Koblenz: Auftakt im §129b-Prozess gegen Sabri Ç.

In wenigen Tagen beginnt in Koblenz das Staatsschutzverfahren gegen Sabri Ç. Dem von Frankreich an Deutschland ausgelieferten Kurden wird PKK-Mitgliedschaft vorgeworfen. Seit Januar ist er in U-Haft – rechtswidrig, meint die Verteidigung des 52-Jährigen.

Diese Woche beginnt vor dem 2. Strafsenat des Oberlandesgerichts (OLG) Koblenz das Staatsschutzverfahren gegen den kurdischen Aktivisten Sabri Ç. Der 52-Jährige war auf Ersuchen der bundesdeutschen Strafverfolgungsbehörden im Juni vergangenen Jahres per europäischem Haftbefehl in Paris fest- und in Auslieferungshaft genommen worden.
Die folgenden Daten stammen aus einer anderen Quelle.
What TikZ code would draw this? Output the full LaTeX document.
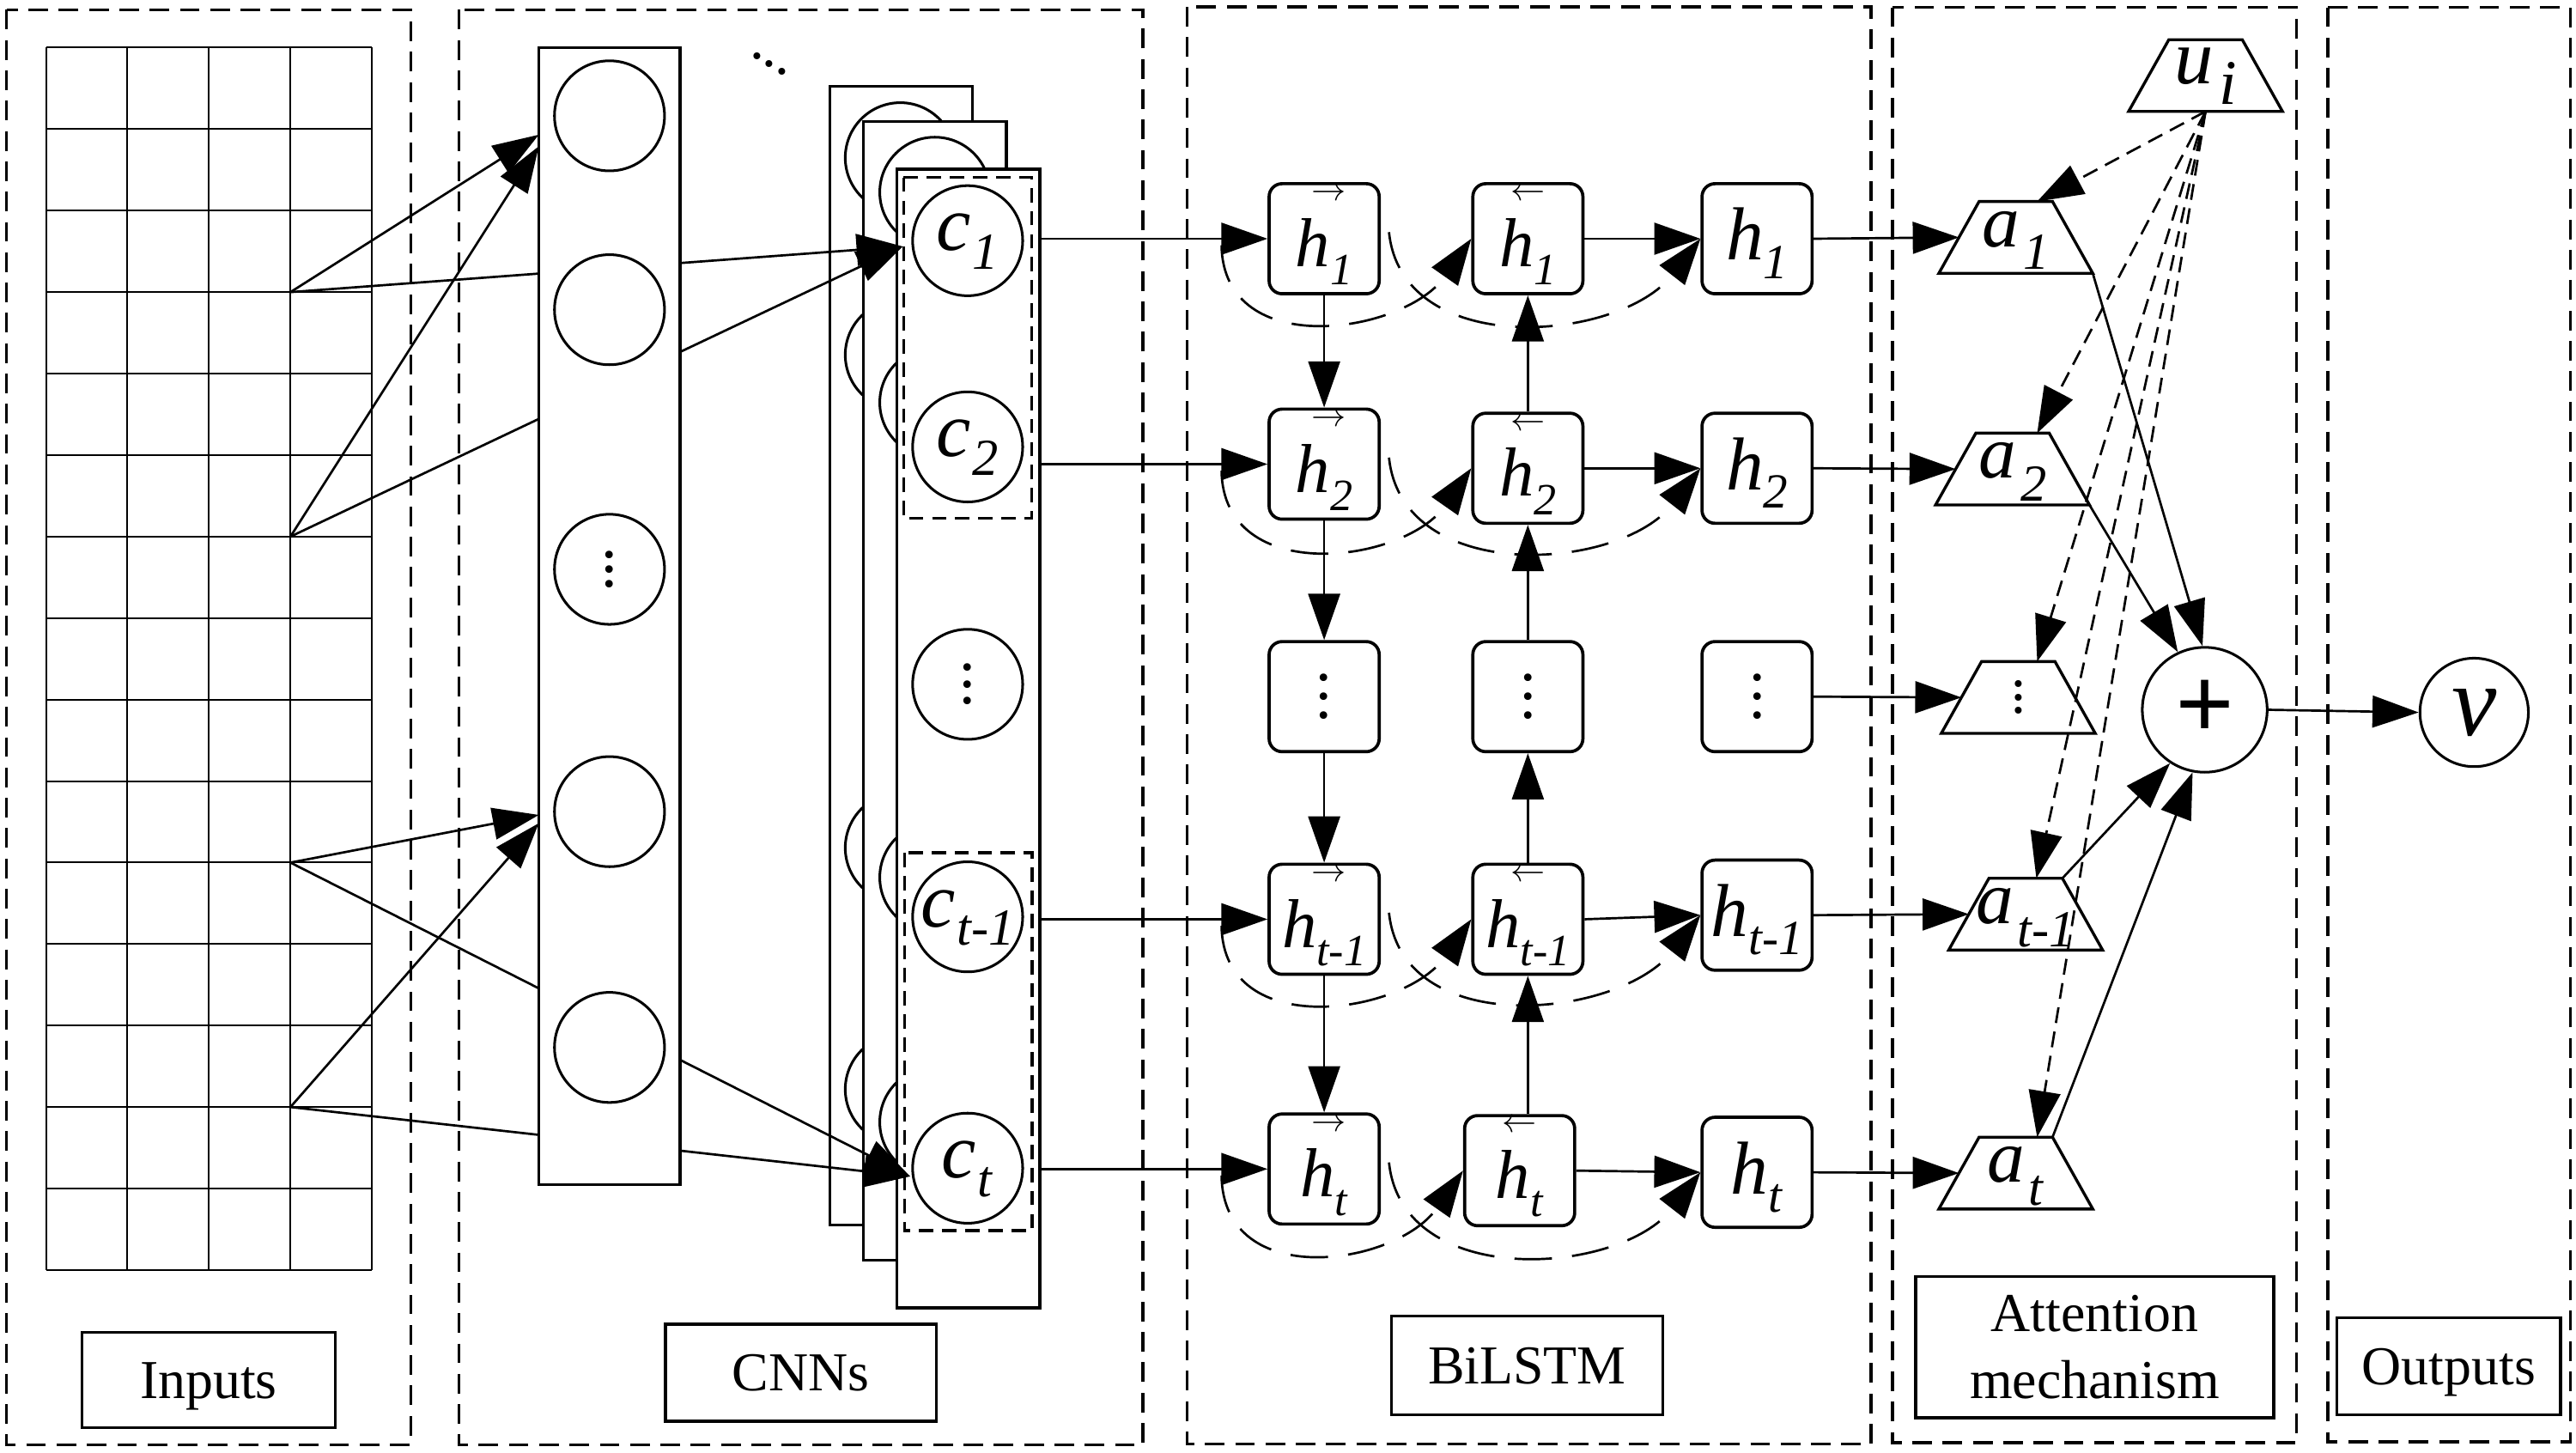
\documentclass[tikz,border=0pt]{standalone}
\usepackage{fontspec}
\setmainfont{Liberation Serif}
\usepackage{graphicx}
\usetikzlibrary{arrows.meta,calc}
\newcommand\fsz[1]{\fontsize{#1}{#1}\selectfont}
\newcommand\hab[1]{{\fsz{24}\textit{h}\raisebox{-6.3pt}{\fsz{15.5}\textit{#1}}}}
\newcommand\hcc[1]{{\fsz{26}\textit{h}\raisebox{-6.3pt}{\fsz{17}\textit{#1}}}}
\newcommand\cvar[1]{{\fsz{27}\textit{c}\kern0.5pt\raisebox{-6.4pt}{\fsz{18}\textit{#1}}}}
\newcommand\avar[1]{{\fsz{26}\textit{a}\kern1.5pt\raisebox{-8pt}{\fsz{18}\textit{#1}}}}
\newcommand\vdts[2]{{\fsz{#1}\vbox{\baselineskip=#2\lineskiplimit=-100pt\hbox{.}\hbox{.}\hbox{.}}}}
\newcommand\trapz[1]{\draw[tline] (#1.south west) -- (#1.south east) -- ($(#1.north east)+(-24.5,0)$) -- ($(#1.north west)+(24.5,0)$) -- cycle;}
\def\dpx{0.02cm}
\tikzset{
 arr/.style={line width=0.8pt,-{Triangle[length=16pt,width=11pt]}},
 darr/.style={arr,dash pattern=on 5.5pt off 3pt},
 lstmarc/.style={arr,dash pattern=on 13pt off 7pt},
 panel/.style={line width=1pt,dash pattern=on 6.8pt off 3.7pt},
 gdash/.style={line width=1pt,dash pattern=on 5pt off 3pt},
 gridln/.style={line width=0.6pt},
 tline/.style={line width=1pt},
 lbox/.style={draw,line width=1pt,inner sep=0pt,font={\fsz{19}}},
 lboxc/.style={lbox,text height=12.6pt,text depth=0pt},
 colbox/.style={draw,line width=1pt,fill=white,inner sep=0pt,minimum width=86*\dpx,minimum height=692*\dpx},
 mapbox/.style={draw,line width=1pt,fill=white,inner sep=0pt,minimum width=87*\dpx,minimum height=693*\dpx},
 neuron/.style={draw,circle,line width=0.9pt,fill=white,inner sep=0pt,minimum size=67*\dpx},
 cnode/.style={neuron,text height=8pt,text depth=1.2pt},
 cellbox/.style={draw,rounded corners=4.5pt,line width=1.1pt,inner sep=0pt,minimum width=67*\dpx,minimum height=67*\dpx},
 habox/.style={cellbox,text height=19.4pt,text depth=0pt},
 hcbox/.style={cellbox,text height=15pt,text depth=0.2pt},
 fwd/.style={habox,label={[anchor=center,inner sep=0pt,xshift=0.06cm,yshift=-0.15cm]90:\resizebox{0.42cm}{!}{$\rightarrow$}}},
 bwd/.style={habox,label={[anchor=center,inner sep=0pt,yshift=-0.15cm]90:\resizebox{0.42cm}{!}{$\leftarrow$}}},
 trap/.style={inner sep=0pt,minimum width=93*\dpx,minimum height=43*\dpx},
}
\begin{document}
\begin{tikzpicture}[x=0.02cm,y=-0.02cm]
\fill[white] (0,0) rectangle (1568,884.35);
\useasboundingbox (0,0) rectangle (1568,884.35);
% panels
\draw[panel] (4,6) rectangle (250,879.5);
\draw[panel] (279.3,6) rectangle (695.7,879.5);
\draw[panel] (722.7,4.2) rectangle (1138.8,879);
\draw[panel] (1152,4.5) rectangle (1398,878);
\draw[panel] (1417,4.5) rectangle (1564.5,877.6);
% label boxes
\node[lboxc,minimum width=154*\dpx,minimum height=58*\dpx] (linp) at (127,840) {Inputs};
\node[lboxc,minimum width=165*\dpx,minimum height=59*\dpx] (lcnn) at (487.5,835.5) {CNNs};
\node[lboxc,minimum width=165*\dpx,minimum height=60*\dpx] (llstm) at (929.5,831) {BiLSTM};
\node[lbox,minimum width=218*\dpx,minimum height=86*\dpx,align=center,font={\fontsize{19}{23.3}\selectfont}] (latt) at (1275,820) {Attention\\mechanism};
\node[lboxc,minimum width=136*\dpx,minimum height=59*\dpx] (lout) at (1490.5,831.5) {Outputs};
% grid
\foreach \i in {0,...,4} \draw[gridln] ({28+49.6*\i},29) -- ({28+49.6*\i},773);
\foreach \j in {0,...,15} \draw[gridln] (28,{29+49.6*\j}) -- (226.4,{29+49.6*\j});
\coordinate (p1) at (176.8,177.8);
\coordinate (p2) at (176.8,326.6);
\coordinate (p3) at (176.8,525);
\coordinate (p4) at (176.8,673.8);
% feature maps
\node[mapbox] (back) at (548.5,399) {};
\foreach \y [count=\k] in {96,216,516,663} \node[neuron] (bk\k) at (548,\y) {};
\node[mapbox] (mid) at (569,420.5) {};
\foreach \y [count=\k] in {117,245,534,683} \node[neuron] (mk\k) at (569,\y) {};
\node[mapbox] (front) at (589.5,449.5) {};
\node[cnode] (c1) at (589,146.5) {\cvar{1}};
\node[cnode] (c2) at (589,272) {\cvar{2}};
\node[neuron] (cd) at (589,416.5) {\vdts{22}{5.8pt}};
\node[cnode] (ct1) at (589,558) {\cvar{t-1}};
\node[cnode] (ct) at (589,711) {\cvar{t}};
\draw[gdash] (550,108) rectangle (628,315.5);
\draw[gdash] (550.5,519) rectangle (628.3,749);
\node[inner sep=0pt] (ddots) at (468.5,39) {\fsz{20}.\kern-0.7pt\raisebox{-2.6pt}{.}\kern-0.7pt\raisebox{-5.2pt}{.}};
% CNN connections
\coordinate (e1) at (328,82);
\coordinate (e2) at (328,89);
\coordinate (e3) at (328,496);
\coordinate (e4) at (328,501);
\coordinate (c1in) at (549.5,150);
\coordinate (ctin) at (554,716);
\draw[arr] (p1) -- (c1in);
\draw[arr] (p2) -- (c1in);
\draw[arr] (p3) -- (ctin);
\draw[arr] (p4) -- (ctin);
\draw[arr] (p1) -- (e1);
\draw[arr] (p2) -- (e2);
\draw[arr] (p3) -- (e3);
\draw[arr] (p4) -- (e4);
% first conv column
\node[colbox] (col1) at (371,375) {};
\node[neuron] (n1) at (371,70.5) {};
\node[neuron] (n2) at (371,188.5) {};
\node[neuron] (n3) at (371,346.5) {\vdts{22}{5pt}};
\node[neuron] (n4) at (371,494) {};
\node[neuron] (n5) at (371,637.5) {};
% BiLSTM cells
\node[fwd] (A1) at (806,145.3) {\hab{1}};
\node[bwd] (B1) at (930,145.3) {\hab{1}};
\node[hcbox] (C1) at (1069.5,145.3) {\hcc{1}};
\node[fwd] (A2) at (806,282.5) {\hab{2}};
\node[bwd] (B2) at (930,285) {\hab{2}};
\node[hcbox] (C2) at (1069.5,285) {\hcc{2}};
\node[cellbox] (A3) at (806,424) {\vdts{22}{6.5pt}};
\node[cellbox] (B3) at (930,424) {\vdts{22}{6.5pt}};
\node[cellbox] (C3) at (1069.5,424) {\vdts{22}{6.5pt}};
\node[fwd] (A4) at (806,559.5) {\hab{t-1}};
\node[bwd] (B4) at (930,559.5) {\hab{t-1}};
\node[hcbox] (C4) at (1069.5,557) {\hcc{t-1}};
\node[fwd] (A5) at (806,711.5) {\hab{t}};
\node[bwd] (B5) at (925,712.5) {\hab{t}};
\node[hcbox] (C5) at (1069.5,713.5) {\hcc{t}};
% inputs to forward cells
\foreach \r in {1,2,4,5} \draw[arr] (front.east |- A\r.west) -- (A\r.west);
% forward chain
\draw[arr] (A1.south) -- (A2.north);
\draw[arr] (A2.south) -- (A3.north);
\draw[arr] (A3.south) -- (A4.north);
\draw[arr] (A4.south) -- (A5.north);
% backward chain
\draw[arr] (B2.north) -- (B1.south);
\draw[arr] (B3.north) -- (B2.south);
\draw[arr] (B4.north) -- (B3.south);
\draw[arr] (B4.south |- B5.north) -- (B4.south);
% backward to output
\foreach \r in {1,2,4,5} \draw[arr] (B\r.east) -- (C\r.west);
% dashed arcs
\foreach \r in {1,2,4,5} {
 \draw[lstmarc] ($(A\r.west)+(-28,4)$) .. controls ($(A\r.west)+(-27,75)$) and ($(B\r.west)+(-40.5,58)$) .. (B\r.west);
 \draw[lstmarc] ($(A\r.east)+(5,-4)$) .. controls ($(A\r.east)+(13,74)$) and ($(C\r.west)+(-49,63)$) .. (C\r.west);
}
% attention
\node[trap,text height=10pt,text depth=4.3pt] (u) at (1342.5,46) {{\fsz{27}\textit{u}\kern2pt\raisebox{-7pt}{\fsz{22}\textit{i}}}};
\node[trap,text height=10pt,text depth=3.7pt] (a1) at (1227,144.5) {\avar{1}};
\node[trap,text height=10pt,text depth=3.7pt] (a2) at (1225,285.5) {\avar{2}};
\node[trap] (ad) at (1228.5,424.5) {\vdts{20}{4.6pt}};
\node[trap,text height=10pt,text depth=3.7pt] (att1) at (1233,556.4) {\avar{t-1}};
\node[trap,text height=10pt,text depth=3.7pt] (att) at (1227,714) {\avar{t}};
\foreach \n in {u,a1,a2,ad,att1,att} {\trapz{\n}}
\foreach \n in {a1,a2,ad,att1,att} \coordinate (\n l) at ($(\n.west)+(12.25,0)$);
\draw[arr] (C1.east) -- (a1l);
\draw[arr] (C2.east) -- (a2l);
\draw[arr] (C3.east) -- (adl);
\draw[arr] (C4.east) -- (att1l);
\draw[arr] (C5.east) -- (attl);
\node[draw,circle,line width=0.9pt,minimum size=76*\dpx,inner sep=0pt,font={\fsz{36}\bfseries}] (plus) at (1342,432) {+};
\node[draw,circle,line width=0.9pt,minimum size=66*\dpx,inner sep=0pt,font={\fsz{35}}] (v) at (1506,433.6) {\textit{v}};
\draw[arr] (a1.south east) -- (plus.92);
\draw[arr] (a2.south east) -- (plus.115);
\draw[arr] ($(att1.north east)+(-24.5,0)$) -- (plus.237);
\draw[arr] ($(att.north east)+(-24.5,0)$) -- (plus.259);
\draw[arr] (plus.east) -- (v.west);
\draw[darr] (u.south) -- ($(a1.north)+(13,0)$);
\draw[darr] (u.south) -- ($(a2.north)+(15,0)$);
\draw[darr] (u.south) -- ($(ad.north)+(11.5,0)$);
\draw[darr] (u.south) -- ($(att1.north)+(6.5,0)$);
\draw[darr] (u.south) -- ($(att.north)+(13,0)$);
\end{tikzpicture}
\end{document}
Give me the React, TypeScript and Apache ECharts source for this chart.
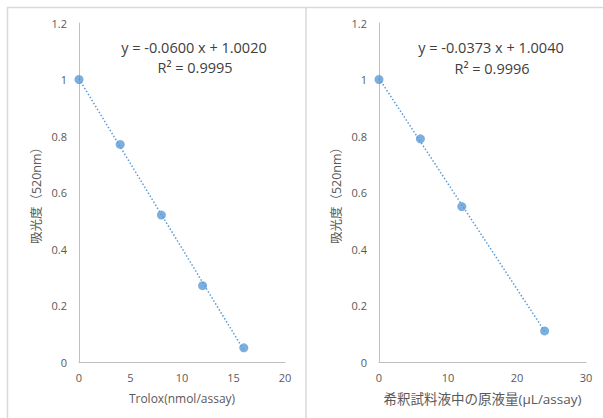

Im Januar erfolgte seine Überstellung nach Deutschland. Seitdem befindet er sich in der JVA Wittlich in Untersuchungshaft.

Sabri Ç. ist gemäß Paragraf 129b Strafgesetzbuch der Mitgliedschaft in einer kriminellen und terroristischen Vereinigung im Ausland angeklagt. Ihm wird vorgeworfen, als hauptamtlicher Kader das „PKK-Gebiet“ Saarbrücken verantwortlich geleitet zu haben. Neben den typischen finanziellen, organisatorischen und propagandistischen Aufgaben soll er der Anklage zufolge auch in die Rekrutierung von Parteinachwuchs involviert gewesen sein. Einer individuellen Straftat wird er nicht bezichtigt.

Die Anklage im Fall Sabri Ç. hat die Generalstaatsanwaltschaft Mitte April erhoben. Eröffnet wurde das Hauptverfahren schließlich Ende Juni. Der Haftprüfungstermin fand erst am 12. Juli, auf den Tag genau sechs Monate nach der Überstellung des Kurden von Frankreich nach Deutschland statt. Wie der Kölner Rechtshilfefonds AZADÎ e.V. am Montag mitteilte, hatte seine Verteidigung nur eine Woche zuvor die Aufhebung des Haftbefehls wegen Verstoßes gegen das „Beschleunigungsgebot“ beantragt. In Paragraf 121 Absatz 1 der Strafprozessordnung ist geregelt, dass Untersuchungshaft nur dann über sechs Monate hinaus angeordnet werden kann, wenn die Ermittlungen besonders umfangreich oder schwierig sind oder sonstige wichtige Gründe eine Fortdauer der U-Haft rechtfertigen.

Diese Voraussetzungen seien nach Auffassung der Verteidigung in diesem Fall nicht gegeben. Lediglich ein Handy, das Ç. bei sich gehabt habe, hätte ausgewertet werden sollen, was nicht geschehen sei. Obwohl – wie in Haftsachen erforderlich – eine rasche Auswertung erfolgen müsse, habe es diese Bemühungen nicht gegeben. Über die Frage der Haftfortdauer entscheidet der Bundesgerichtshof (BGH); eine solche Entscheidung liegt der Verteidigung bis heute nicht vor.

„Das OLG hat viel Zeit verstreichen lassen, ohne dass es dafür einen sachlichen Grund gibt. Es hat erst knapp drei Monate nach Anklageerhebung den Eröffnungsbeschluss gemacht und dann erst Termine im August in Aussicht gestellt, obwohl die Verteidigung auch Termine zu einem früheren Zeitpunkt angeboten hatte,“ zitiert AZADÎ Rechtsanwältin Franziska Nedelmann und ihren Kollegen Milan Martin. „Schließlich gilt die Unschuldsvermutung, daher ist es mit rechtsstaatlichen Grundsätzen nicht vereinbar, dass unser Mandant ohne sachlichen Grund über sechs Monate in Untersuchungshaft gehalten wird. Das kommt einer Strafe gleich.“

Nach Überzeugung der Verteidigung hätte das Verfahren gegen Ç. längst beendet sein können, wären Generalstaatsanwaltschaft und OLG den Vorgaben des Beschleunigungsgebots gefolgt. So startet das Hauptverfahren gegen den Aktivisten am Donnerstag, den 31. August 2023, um 9:30 Uhr am OLG Koblenz (Regierungsstraße 7). Weitere Verhandlungstermine sind nach Angaben von AZADÎ – vorerst – bis Mitte Oktober terminiert.